Charles Linsmayer, 20 Minuten online (original en allemand)
Dans son roman brillamment traduit par Ruth Gantert, l’autrice raconte bien plus que l’histoire de deux personnages : elle montre aussi dans quelle zone grise légale vivent ces « sans-papiers », dont l’économie tire profit sans jamais leur offrir de perspective.
Malgré la sobriété du récit, on referme le livre profondément touché, en se demandant ce qui devrait changer pour que des personnes comme Gloria et Mohammed puissent trouver leur place et leur bonheur parmi nous.
Carine Meier, Freiburger Nachrichten (original en allemand)

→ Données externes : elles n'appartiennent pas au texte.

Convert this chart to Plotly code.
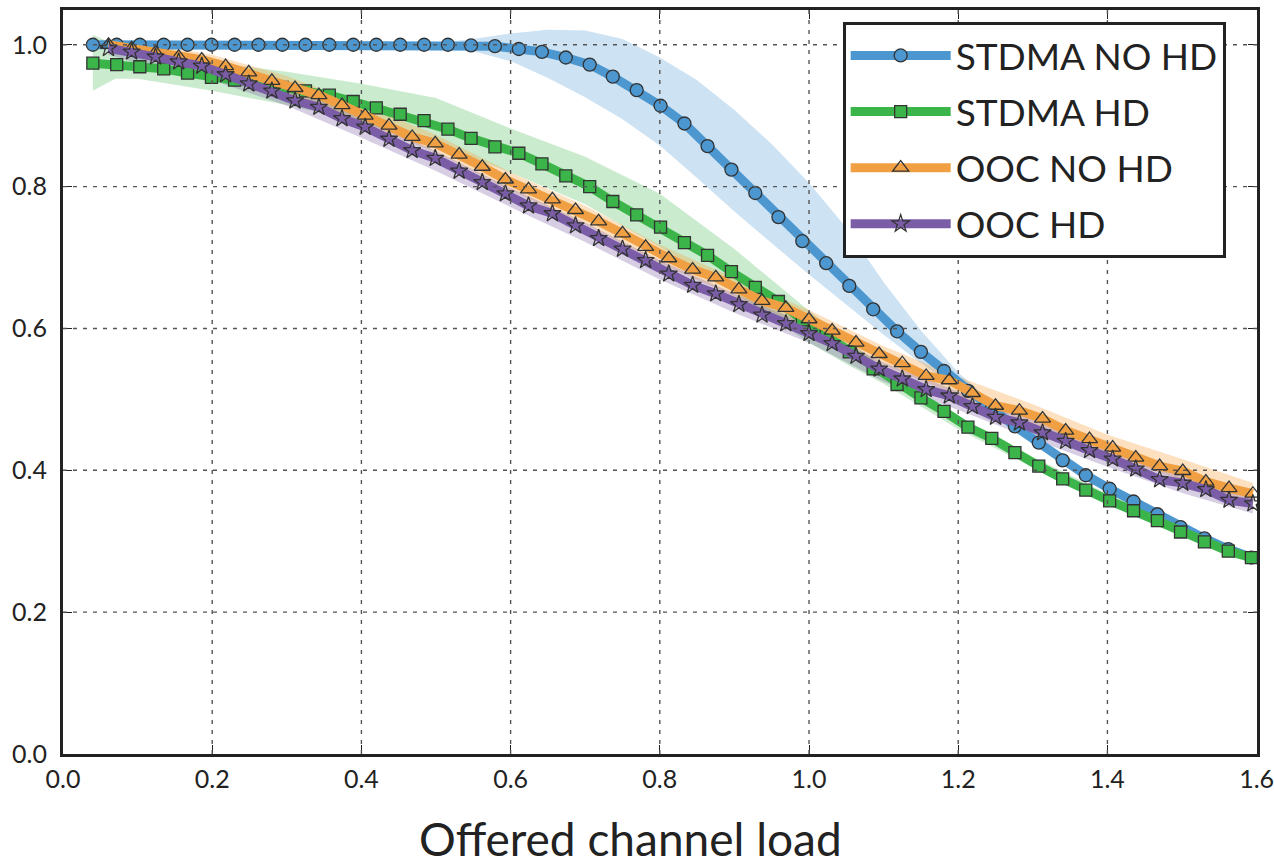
import plotly.graph_objects as go

# ---------------- data ----------------
x_stdma = [0.040, 0.072, 0.103, 0.135, 0.167, 0.199, 0.230, 0.262, 0.294, 0.325,
           0.357, 0.389, 0.420, 0.452, 0.484, 0.516, 0.547, 0.579, 0.611, 0.642,
           0.674, 0.706, 0.737, 0.769, 0.801, 0.833, 0.864, 0.896, 0.928, 0.959,
           0.991, 1.023, 1.054, 1.086, 1.118, 1.150, 1.181, 1.213, 1.245, 1.276,
           1.308, 1.340, 1.371, 1.403, 1.435, 1.467, 1.498, 1.530, 1.562, 1.593]
x_ooc = [0.061, 0.092, 0.124, 0.155, 0.186, 0.218, 0.249, 0.280, 0.311, 0.343,
         0.374, 0.405, 0.437, 0.468, 0.499, 0.531, 0.562, 0.593, 0.624, 0.656,
         0.687, 0.718, 0.750, 0.781, 0.812, 0.844, 0.875, 0.906, 0.937, 0.969,
         1.000, 1.031, 1.063, 1.094, 1.125, 1.157, 1.188, 1.219, 1.250, 1.282,
         1.313, 1.344, 1.376, 1.407, 1.438, 1.470, 1.501, 1.532, 1.563, 1.595]

stdma_no_hd = [1.000, 1.000, 1.000, 1.000, 1.000, 1.000, 1.000, 1.000, 1.000, 1.000,
               1.000, 1.000, 1.000, 1.000, 1.000, 1.000, 0.999, 0.998, 0.994, 0.990,
               0.982, 0.972, 0.955, 0.936, 0.914, 0.889, 0.857, 0.824, 0.791, 0.757,
               0.723, 0.692, 0.660, 0.627, 0.596, 0.567, 0.540, 0.512, 0.487, 0.462,
               0.439, 0.414, 0.393, 0.374, 0.356, 0.338, 0.320, 0.304, 0.289, 0.277]
stdma_hd = [0.974, 0.972, 0.969, 0.966, 0.960, 0.954, 0.950, 0.945, 0.940, 0.935,
            0.929, 0.920, 0.911, 0.902, 0.893, 0.881, 0.868, 0.856, 0.847, 0.832,
            0.815, 0.800, 0.779, 0.760, 0.743, 0.721, 0.703, 0.680, 0.658, 0.638,
            0.612, 0.590, 0.567, 0.543, 0.521, 0.502, 0.483, 0.461, 0.445, 0.425,
            0.406, 0.388, 0.372, 0.357, 0.343, 0.329, 0.313, 0.299, 0.286, 0.277]
ooc_no_hd = [1.000, 0.995, 0.989, 0.983, 0.979, 0.970, 0.961, 0.949, 0.939, 0.929,
             0.915, 0.900, 0.886, 0.870, 0.861, 0.845, 0.828, 0.810, 0.796, 0.782,
             0.767, 0.751, 0.734, 0.715, 0.699, 0.683, 0.672, 0.655, 0.639, 0.629,
             0.613, 0.597, 0.580, 0.564, 0.551, 0.533, 0.527, 0.509, 0.491, 0.484,
             0.473, 0.456, 0.444, 0.432, 0.418, 0.406, 0.399, 0.384, 0.375, 0.367]
ooc_hd = [0.995, 0.990, 0.983, 0.976, 0.970, 0.958, 0.945, 0.935, 0.921, 0.912,
          0.896, 0.884, 0.867, 0.851, 0.840, 0.822, 0.806, 0.790, 0.773, 0.762,
          0.745, 0.727, 0.712, 0.696, 0.677, 0.661, 0.649, 0.634, 0.619, 0.607,
          0.593, 0.579, 0.561, 0.543, 0.529, 0.514, 0.505, 0.490, 0.475, 0.467,
          0.453, 0.441, 0.428, 0.416, 0.402, 0.387, 0.382, 0.373, 0.358, 0.353]

# confidence bands
band_x_blue = [0.04, 0.5, 0.55, 0.6, 0.65, 0.7, 0.75, 0.8, 0.85, 0.9, 0.95, 1.0,
               1.05, 1.1, 1.15, 1.2, 1.25, 1.3, 1.4, 1.5, 1.593]
band_up_blue = [1.0, 1.002, 1.008, 1.016, 1.021, 1.020, 1.008, 0.982, 0.950, 0.908, 0.860,
                0.805, 0.742, 0.665, 0.597, 0.538, 0.492, 0.452, 0.381, 0.324, 0.280]
band_lo_blue = [1.0, 0.998, 0.991, 0.977, 0.953, 0.926, 0.895, 0.858, 0.812, 0.765, 0.720,
                0.676, 0.633, 0.591, 0.551, 0.513, 0.477, 0.440, 0.371, 0.316, 0.271]

band_x_green = [0.04, 0.07, 0.1, 0.2, 0.3, 0.4, 0.5, 0.6, 0.7, 0.8, 0.9, 1.0,
                1.05, 1.1, 1.2, 1.3, 1.4, 1.5, 1.593]
band_up_green = [1.014, 1.000, 0.990, 0.975, 0.962, 0.945, 0.925, 0.882, 0.842, 0.790,
                 0.712, 0.625, 0.585, 0.545, 0.476, 0.419, 0.367, 0.321, 0.282]
band_lo_green = [0.935, 0.952, 0.952, 0.935, 0.915, 0.890, 0.860, 0.820, 0.775, 0.715,
                 0.650, 0.580, 0.550, 0.522, 0.458, 0.404, 0.355, 0.311, 0.272]

band_x_ooc = [0.061, 0.1, 0.2, 0.3, 0.4, 0.5, 0.6, 0.7, 0.8, 0.9, 1.0, 1.1, 1.2,
              1.3, 1.4, 1.5, 1.595]
band_up_orange = [1.008, 1.004, 0.986, 0.956, 0.916, 0.873, 0.820, 0.773, 0.718, 0.671,
                  0.626, 0.575, 0.532, 0.493, 0.450, 0.416, 0.382]
band_lo_orange = [0.992, 0.984, 0.963, 0.930, 0.889, 0.848, 0.794, 0.747, 0.692, 0.645,
                  0.601, 0.548, 0.505, 0.465, 0.421, 0.386, 0.354]
band_up_purple = [1.002, 0.998, 0.976, 0.941, 0.897, 0.850, 0.798, 0.749, 0.696, 0.649,
                  0.605, 0.552, 0.511, 0.471, 0.432, 0.395, 0.364]
band_lo_purple = [0.986, 0.974, 0.950, 0.914, 0.869, 0.822, 0.771, 0.722, 0.669, 0.622,
                  0.580, 0.525, 0.485, 0.444, 0.405, 0.368, 0.339]

x_ticks = [0.0, 0.2, 0.4, 0.6, 0.8, 1.0, 1.2, 1.4, 1.6]
y_ticks = [0.0, 0.2, 0.4, 0.6, 0.8, 1.0]
x_title = "Offered channel load"

# ---------------- styles ----------------
FONT = "Lato, 'Open Sans', sans-serif"
INK = "#222222"
series = [
    ("STDMA NO HD", x_stdma, stdma_no_hd, band_x_blue, band_lo_blue, band_up_blue,
     "#4c97cf", "rgba(76,151,207,0.28)", "circle", 13, True),
    ("STDMA HD", x_stdma, stdma_hd, band_x_green, band_lo_green, band_up_green,
     "#3bb54a", "rgba(59,181,74,0.27)", "square", 12, True),
    ("OOC NO HD", x_ooc, ooc_no_hd, band_x_ooc, band_lo_orange, band_up_orange,
     "#f0a043", "rgba(245,165,75,0.35)", "triangle-up-open", 14, False),
    ("OOC HD", x_ooc, ooc_hd, band_x_ooc, band_lo_purple, band_up_purple,
     "#7a5da6", "rgba(122,93,166,0.30)", "star-open", 13, False),
]

fig = go.Figure()

# bands first
for name, xs, ys, bx, blo, bup, col, bcol, sym, msz, filled in series:
    fig.add_trace(go.Scatter(
        x=bx + bx[::-1], y=bup + blo[::-1], fill="toself", fillcolor=bcol,
        line=dict(width=0), mode="lines", hoverinfo="skip", showlegend=False))

# lines + markers
for k, (name, xs, ys, bx, blo, bup, col, bcol, sym, msz, filled) in enumerate(series):
    if filled:
        marker = dict(symbol=sym, size=msz, color=col,
                      line=dict(color="#333333", width=1.3))
    else:
        marker = dict(symbol=sym, size=msz, color="#333333",
                      line=dict(color="#333333", width=1.3))
    fig.add_trace(go.Scatter(
        x=xs, y=ys, mode="lines+markers", name=name, legendgroup=f"g{k}",
        line=dict(color=col, width=9), marker=marker))

# grid lines drawn above the data (as in the reference)
for xv in x_ticks[1:-1]:
    fig.add_shape(type="line", xref="x", yref="paper", x0=xv, x1=xv, y0=0, y1=1,
                  line=dict(color="#555555", width=1.4, dash="4px,6px"), layer="above")
for yv in y_ticks[1:]:
    fig.add_shape(type="line", xref="paper", yref="y", x0=0, x1=1, y0=yv, y1=yv,
                  line=dict(color="#555555", width=1.4, dash="4px,6px"), layer="above")

axis_common = dict(showgrid=False, zeroline=False, showline=True, linewidth=3,
                   linecolor=INK, mirror="ticks", ticks="inside", ticklen=9,
                   tickwidth=1, tickcolor=INK, ticklabeloverflow="allow",
                   automargin=False,
                   tickfont=dict(family=FONT, size=25, color=INK))

fig.add_annotation(text=x_title, xref="paper", yref="paper", x=0.475, y=-0.113,
                   xanchor="center", yanchor="middle", showarrow=False,
                   font=dict(family=FONT, size=46, color=INK))

fig.update_layout(
    width=1274, height=865,
    margin=dict(l=63, r=17, t=10, b=111, autoexpand=False),
    paper_bgcolor="white", plot_bgcolor="white",
    font=dict(family=FONT, color=INK),
    xaxis=dict(range=[0, 1.6005], tickvals=x_ticks, tickformat=".1f",
               ticklabelstandoff=1, **axis_common),
    yaxis=dict(range=[0, 1.049], tickvals=y_ticks, tickformat=".1f",
               ticklabelstandoff=8, **axis_common),
    legend=dict(x=0.653, y=0.984, xanchor="left", yanchor="top",
                bgcolor="white", bordercolor=INK, borderwidth=3,
                font=dict(family=FONT, size=37, color=INK),
                itemwidth=100, tracegroupgap=5),
    showlegend=True,
)

fig.write_html("out.html", config={"displayModeBar": False},
               post_script="document.body.style.margin='0';")
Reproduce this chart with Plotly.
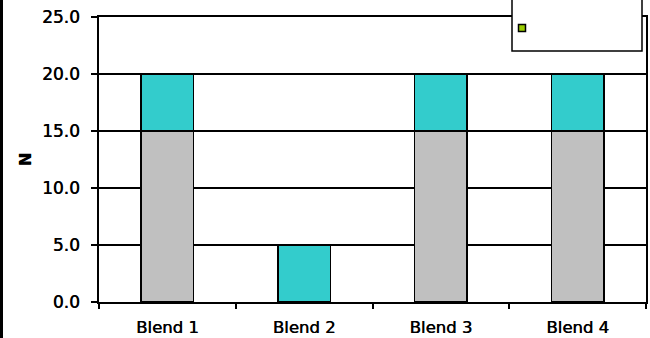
import plotly.graph_objects as go

# Blend composition, stacked
blends = ["Blend 1", "Blend 2", "Blend 3", "Blend 4"]
base_values = [15, 0, 15, 15]      # grey component
top_values = [5, 5, 5, 5]          # teal component
y_ticks = [0, 5, 10, 15, 20, 25]
y_tick_text = [f"{v:.1f}" for v in y_ticks]

W, H = 650, 338
M_L, M_R, M_T, M_B = 99, 4, 17, 36
PW, PH = W - M_L - M_R, H - M_T - M_B

font = dict(family="DejaVu Sans", size=17, color="black", shadow="0.5px 0px 0px black")
x_font = dict(font, size=16.5)
edge = dict(color="black", width=1.5)

fig = go.Figure()
fig.add_trace(go.Bar(x=blends, y=base_values, marker=dict(color="#C0C0C0", line=edge),
                     showlegend=False, name="Base"))
fig.add_trace(go.Bar(x=blends, y=top_values, marker=dict(color="#33CCCC", line=edge),
                     showlegend=False, name="Top"))
# legend-only series
fig.add_trace(go.Scatter(x=[None], y=[None], mode="markers", name=" ",
                         marker=dict(symbol="square", size=7, color="#99CC00",
                                     line=dict(color="black", width=1.5))))


def px_x(p):
    return (p - M_L) / PW


def px_y(p):
    return (H - M_B - p) / PH


# legend frame (extends past the top edge of the page)
fig.add_shape(type="rect", xref="paper", yref="paper",
              x0=px_x(512), x1=px_x(642), y0=px_y(51), y1=px_y(-20),
              line=dict(color="black", width=1.5), fillcolor="white", layer="above")
# page border on the left
fig.add_shape(type="rect", xref="paper", yref="paper",
              x0=px_x(0), x1=px_x(3), y0=px_y(H + 5), y1=px_y(-5),
              line=dict(width=0), fillcolor="black", layer="above")

fig.update_layout(
    width=W, height=H,
    margin=dict(l=M_L, r=M_R, t=M_T, b=M_B, autoexpand=False),
    barmode="stack", bargap=0.615,
    paper_bgcolor="white", plot_bgcolor="white",
    font=font,
    showlegend=True,
    legend=dict(x=px_x(502), y=px_y(28), xanchor="left", yanchor="middle",
                bgcolor="rgba(0,0,0,0)", borderwidth=0, font=dict(size=12)),
)
fig.update_xaxes(
    automargin=False,
    showline=True, linecolor="black", linewidth=1.5, mirror=True,
    ticks="outside", ticklen=5, tickwidth=1.5, tickcolor="black",
    tickson="boundaries", ticklabelstandoff=9, showgrid=False,
    tickfont=x_font,
)
fig.update_yaxes(
    automargin=False,
    range=[0, 25], tickvals=y_ticks, ticktext=y_tick_text,
    showline=True, linecolor="black", linewidth=1.5, mirror=True,
    ticks="outside", ticklen=6, tickwidth=1.5, tickcolor="black",
    ticklabelstandoff=8,
    showgrid=True, gridcolor="black", gridwidth=1.5, zeroline=False,
    tickfont=font,
    title=dict(text="N", font=dict(family="DejaVu Sans", size=16, color="black", weight="bold"),
               standoff=6),
)

fig.write_html("out.html")
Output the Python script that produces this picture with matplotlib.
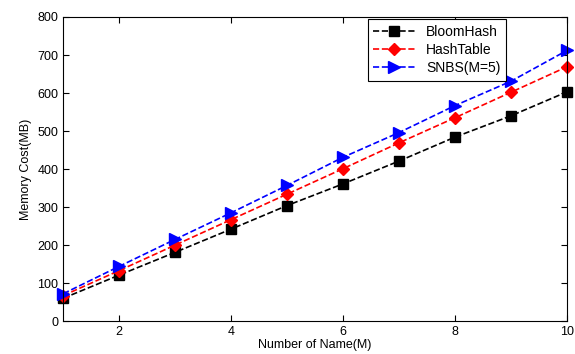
import matplotlib
matplotlib.use('Agg')
import matplotlib.pyplot as plt

plt.rcParams['font.family'] = ['Liberation Sans', 'DejaVu Sans']

x = [1, 2, 3, 4, 5, 6, 7, 8, 9, 10]
bloom = [60, 121, 181, 242, 304, 361, 421, 484, 540, 603]
hashtable = [67, 133, 200, 267, 334, 401, 469, 535, 602, 669]
snbs = [72, 144, 215, 285, 357, 431, 496, 567, 631, 712]

fig = plt.figure(figsize=(5.75, 3.54), dpi=100)
ax = fig.add_axes([0.11, 0.093, 0.876, 0.859])

ax.plot(x, bloom, '--s', color='black', markersize=7, linewidth=1.2, label='BloomHash', clip_on=False)
ax.plot(x, hashtable, '--D', color='red', markersize=6, linewidth=1.2, label='HashTable', clip_on=False)
ax.plot(x, snbs, '-->', color='blue', markersize=8, linewidth=1.2, label='SNBS(M=5)', clip_on=False)

ax.set_xlim(1, 10)
ax.set_ylim(0, 800)
ax.set_xticks([2, 4, 6, 8, 10])
ax.set_yticks(range(0, 801, 100))
ax.tick_params(direction='in', labelsize=9, top=True, right=True, length=4)
ax.set_xlabel('Number of Name(M)', fontsize=9, labelpad=1)
ax.set_ylabel('Memory Cost(MB)', fontsize=9)

leg = ax.legend(loc='upper right', bbox_to_anchor=(0.879, 0.993), borderaxespad=0,
                fontsize=10, fancybox=False, framealpha=1, edgecolor='black',
                handlelength=3, labelspacing=0.3)
leg.get_frame().set_linewidth(0.8)

fig.savefig('out.png', dpi=100)
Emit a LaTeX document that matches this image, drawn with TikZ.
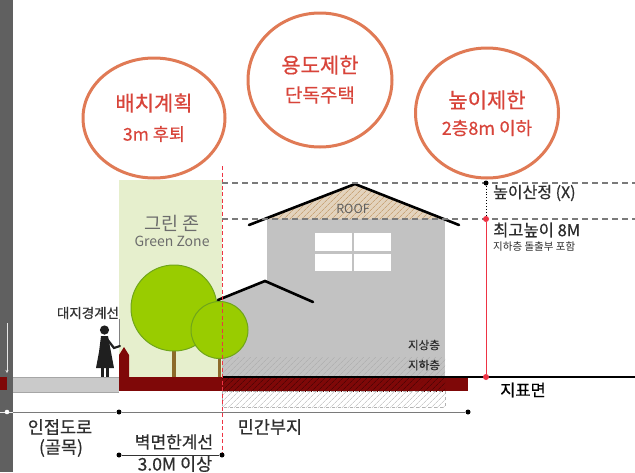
\documentclass[tikz,border=0pt]{standalone}
\usepackage{fontspec}
\setmainfont{Noto Sans CJK KR}
\newfontface\medface{Noto Sans CJK KR}[FakeBold=0.5]
\usetikzlibrary{patterns.meta,arrows.meta,shapes.geometric}

\definecolor{ring}{HTML}{E07A55}
\definecolor{ringtext}{HTML}{D8443A}
\definecolor{soil}{HTML}{7F0808}
\definecolor{lawn}{HTML}{E6EFCD}
\definecolor{leaf}{HTML}{99CC00}
\definecolor{leafedge}{HTML}{6FA51A}
\definecolor{bark}{HTML}{8C6A2A}
\definecolor{wall}{HTML}{C2C2C2}
\definecolor{roofhatch}{HTML}{C9A57A}
\definecolor{roofbase}{HTML}{E3D3BD}
\definecolor{guide}{HTML}{7A7A7A}
\definecolor{sidebar}{HTML}{606060}
\definecolor{pave}{HTML}{CACACA}
\definecolor{limitred}{HTML}{EE3344}
\definecolor{labelgray}{HTML}{2E2E2E}

\newcommand{\fsz}[1]{\fontsize{#1}{#1}\selectfont}

\begin{document}
\begin{tikzpicture}[x=1pt,y=-1pt,
  ringnode/.style={draw=ring, line width=3pt, ellipse, inner sep=0pt},
  ringlabel/.style={text=ringtext, inner sep=0pt, font=\medface},
  tag/.style={text=labelgray, inner sep=0pt, font=\medface},
  lighttag/.style={text=gray!85!black, inner sep=0pt},
  hdash/.style={draw=guide, line width=1.3pt, dash pattern=on 6pt off 4pt},
  dimline/.style={draw=guide, line width=0.9pt},
  dot/.style={circle, fill=black, inner sep=0pt, minimum size=5pt},
  reddot/.style={circle, fill=limitred, inner sep=0pt, minimum size=6pt},
  roofline/.style={line width=2.6pt, line cap=round},
  crown/.style={fill=leaf, draw=leafedge, line width=1pt},
  trunk/.style={draw=bark, line width=3.5pt},
]
\useasboundingbox (0,0) rectangle (635,472);
\fill[white] (0,0) rectangle (635,472);

% ---- side strip on the left edge
\fill[sidebar] (0,0) rectangle (13,472);
\draw[white!80!gray, line width=0.8pt, -{Stealth[length=3pt,width=3pt]}] (7,323) -- (7,373);
\fill[soil] (0,377) rectangle (7,390);
\draw[white!85!gray, line width=0.8pt] (0,412) -- (13,412);
\fill[white] (7,412) circle (2.3pt);

% ---- green setback zone
\fill[lawn] (119,180) rectangle (222,377);
\node[lighttag] (zoneko) at (172,223) {\fsz{18.5}그린 존};
\node[lighttag] (zoneen) at (172,241) {\fsz{14}Green Zone};

% ---- small annex house
\fill[wall] (222,298.3) -- (265,281) -- (300,296) -- (300,377) -- (222,377) -- cycle;
\fill[white] (268,303) rectangle (289,332);

% ---- main house
\fill[wall] (267,219) rectangle (445,377);
\fill[roofbase] (267,219) -- (355,184) -- (445,219) -- cycle;
\fill[pattern={Lines[angle=45,distance=4pt,line width=0.7pt]}, pattern color=roofhatch]
  (267,219) -- (355,184) -- (445,219) -- cycle;
\node[lighttag, text=gray!75!black] (roof) at (353,209) {\fsz{12.5}ROOF};
\fill[white] (315,233) rectangle (352,251);
\fill[white] (354,233) rectangle (391,251);
\fill[white] (315,254) rectangle (352,271);
\fill[white] (354,254) rectangle (391,271);

% basement band above the ground line
\fill[pattern={Lines[angle=45,distance=4pt,line width=0.8pt]}, pattern color=gray!60]
  (222,357) rectangle (445,377);
\node[tag] (upper) at (424,345) {\fsz{11.5}지상층};
\node[tag] (lower) at (424,365) {\fsz{11.5}지하층};

% roofs
\draw[roofline] (249,225) -- (355,184) -- (459,225);
\draw[roofline] (218,300) -- (265,281) -- (313,302);

% ---- trees
\draw[trunk] (174,345) -- (174,377);
\draw[trunk] (219.5,352) -- (219.5,377);
\draw[crown] (174,308) circle (43);
\draw[crown] (219.5,330) circle (28.5);

% ---- ground
\fill[pave] (13,377) rectangle (119,392);
\draw[gray!70, line width=0.6pt] (13,377) -- (119,377) (13,392) -- (119,392);
\fill[soil] (119,377) rectangle (468,391);
\fill[pattern={Lines[angle=45,distance=4pt,line width=0.8pt]}, pattern color=black!35!soil]
  (222,377) rectangle (445,391);
\fill[pattern={Lines[angle=45,distance=4pt,line width=0.7pt]}, pattern color=gray!40]
  (222,391) rectangle (445,407);
\draw[gray!60, dashed, line width=0.6pt] (222,391) rectangle (445,407);
\draw[black, line width=2pt] (222,377) -- (635,377);

% ---- boundary post and pedestrian
\fill[soil] (119,377) -- (119,355) -- (124,347) -- (129,355) -- (129,377) -- cycle;
\draw[gray, line width=0.6pt] (119,319) -- (119,346);
\node[tag, text=black!80] (boundary) at (88,313) {\fsz{13.5}대지경계선};
\begin{scope}[fill=black!88]
  \fill (104.5,330) circle (4.6);
  \fill (101,336) -- (108,336) -- (111,352) -- (114,368) -- (96,368) -- (99,352) -- cycle;
  \draw[black!88, line width=2.2pt, line cap=round] (107,339) -- (114,348) -- (120,346);
  \draw[black!88, line width=2.4pt] (102.5,366) -- (102.5,377) (107.5,366) -- (107.5,377);
\end{scope}

% ---- site line (setback limit)
\draw[limitred, line width=0.8pt, dash pattern=on 4pt off 2.5pt] (222,166) -- (222,455);

% ---- height guides
\coordinate (hcalcL) at (222,183);
\coordinate (hcalcR) at (635,183);
\coordinate (hmaxL) at (222,219);
\coordinate (hmaxR) at (635,219);
\draw[hdash] (hcalcL) -- (hcalcR);
\draw[hdash] (hmaxL) -- (hmaxR);
\node[dot] (calc) at (486,183) {};
\node[reddot] (top) at (486,219) {};
\node[reddot] (base) at (486,377) {};
\draw[black, line width=0.9pt, dotted] (calc) -- (top);
\draw[limitred, line width=1pt] (top) -- (base);
\node[tag, anchor=west] (calctext) at (493,193) {\fsz{16}높이산정 (X)};
\node[tag, anchor=west] (maxtext) at (493,230) {\fsz{16.5}최고높이 8M};
\node[tag, anchor=west, font=\normalfont] (maxnote) at (493,247) {\fsz{10.5}지하층 돌출부 포함};
\node[tag, text=black] (ground) at (523,390) {\fsz{16.5}지표면};

% ---- dimension lines
\coordinate (roadL) at (13,412);
\node[dot] (lot) at (119,412) {};
\node[dot] (lotend) at (468,412) {};
\draw[dimline] (roadL) -- (lot) -- (lotend);
\node[dot] (wallA) at (119,455) {};
\node[dot] (wallB) at (222,455) {};
\draw[black!80, line width=0.9pt] (wallA) -- (wallB);
\node[tag] (road) at (60,427) {\fsz{17.5}인접도로};
\node[tag] (alley) at (61,448) {\fsz{17.5}(골목)};
\node[tag] (private) at (270,427) {\fsz{17.5}민간부지};
\node[tag] (wallline) at (174,442) {\fsz{17}벽면한계선};
\node[tag] (setback) at (175,464) {\fsz{17.5}3.0M 이상};

% ---- regulation rings
\node[ringnode, minimum width=142pt, minimum height=120pt] (plan) at (154,118) {};
\node[ringlabel] (planA) at (154,103) {\fsz{21}배치계획};
\node[ringlabel] (planB) at (154,134) {\fsz{17.5}3m 후퇴};
\node[ringnode, minimum width=144pt, minimum height=134pt] (use) at (320,80) {};
\node[ringlabel] (useA) at (320,65) {\fsz{21}용도제한};
\node[ringlabel] (useB) at (320,95) {\fsz{19}단독주택};
\node[ringnode, minimum width=143pt, minimum height=130pt] (height) at (487,113) {};
\node[ringlabel] (heightA) at (487,100) {\fsz{21}높이제한};
\node[ringlabel] (heightB) at (487,128) {\fsz{18}2층8m 이하};
\end{tikzpicture}
\end{document}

Gloria. Mohammed. est ainsi un roman à la fois captivant et éclairant – mais jamais moralisateur – sur un sujet dont on parle peu dans la société suisse.
Avec ce récit à la première personne, Isabelle Flükiger crée une forme nouvelle, particulièrement apte à rendre accessibles, avec justesse et sensibilité, des thèmes difficiles.
Tina Uhlmann, Keystone-SDA (original en allemand)
Isabelle Flükiger avait enregistré plusieurs dizaines de versions de son texte sur son ordinateur. Dans celle que nous lisons aujourd’hui, elle parvient admirablement à trouver un équilibre entre les faits juridiques ou politiques et les biographies fictionnalisées de Gloria et Mohammed.
L’un ne sert pas de cadre à l’autre : les deux dimensions sont racontées sur un pied d’égalité, en alternance, et ponctuées de commentaires de l’autrice sur sa propre démarche.
Ces passages, légers et parfois amusants, apportent une respiration bienvenue. On remarquera aussi le soin avec lequel Flükiger évite tout jugement de valeur : elle se contente de documenter la réalité avec neutralité, laissant les faits et les personnages parler d’eux-mêmes.